What’s Next for Rapid Transit

The current expansion program includes the MRT Circle Line and extensions to existing networks. These projects will push transit accessibility to over 4 million daily passengers by 2028. That’s transformative for a metropolitan area’s economic capacity.

Smart city integration is coming too. Real-time passenger information systems, integrated payment platforms, and AI-powered crowd management will make the system more efficient. When you reduce operational costs while improving service quality, the economic benefits compound further.

We’re also seeing companies relocate to areas along new transit lines in anticipation of service launches. The Cyberjaya-Putrajaya corridor, for instance, attracted major tech firms partly because of planned transit improvements. That’s the market rationally pricing in the value of future connectivity.

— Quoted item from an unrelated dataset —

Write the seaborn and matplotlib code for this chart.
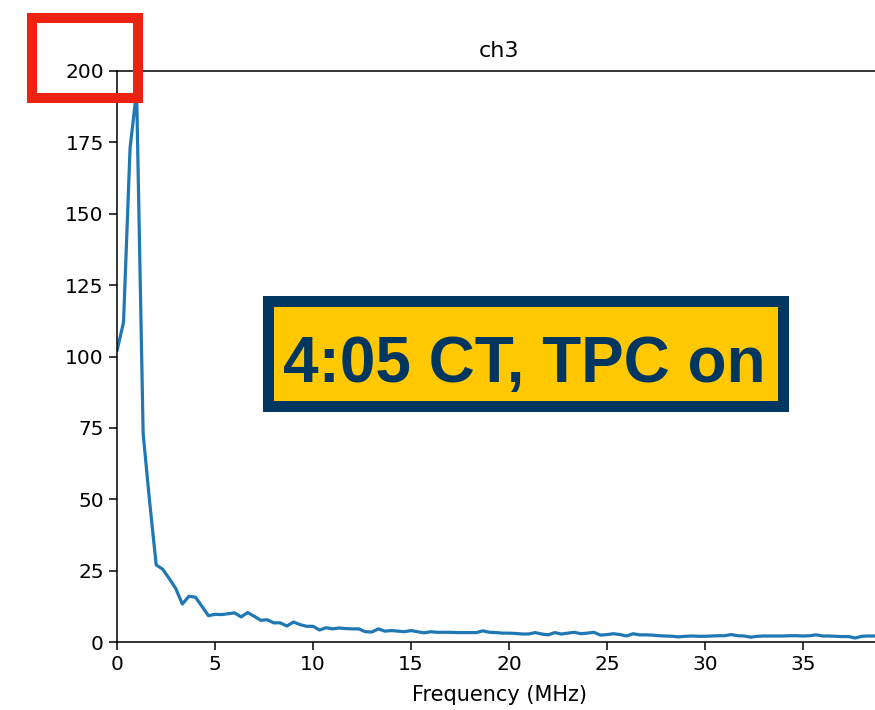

The broader lesson here: infrastructure investments in connectivity generate returns that extend far beyond the initial investment. They reshape entire regional economies by making human capital more mobile, more productive, and more valuable. That’s why cities worldwide are doubling down on rapid transit—it’s one of the most reliable economic multipliers available.

Disclaimer

This article provides informational and educational content about Malaysia’s MRT and LRT expansion projects and their economic impacts. The figures, projections, and analyses presented are based on available public data, government reports, and economic research as of March 2026. Actual economic returns may vary based on numerous factors including market conditions, operational efficiency, and broader economic trends. This content is not intended as investment advice, policy recommendation, or economic forecast. For specific investment decisions or policy matters, consult with qualified professionals and official sources. The author acknowledges that measuring infrastructure’s true economic value involves complex methodologies where reasonable experts may disagree on specific figures and interpretations.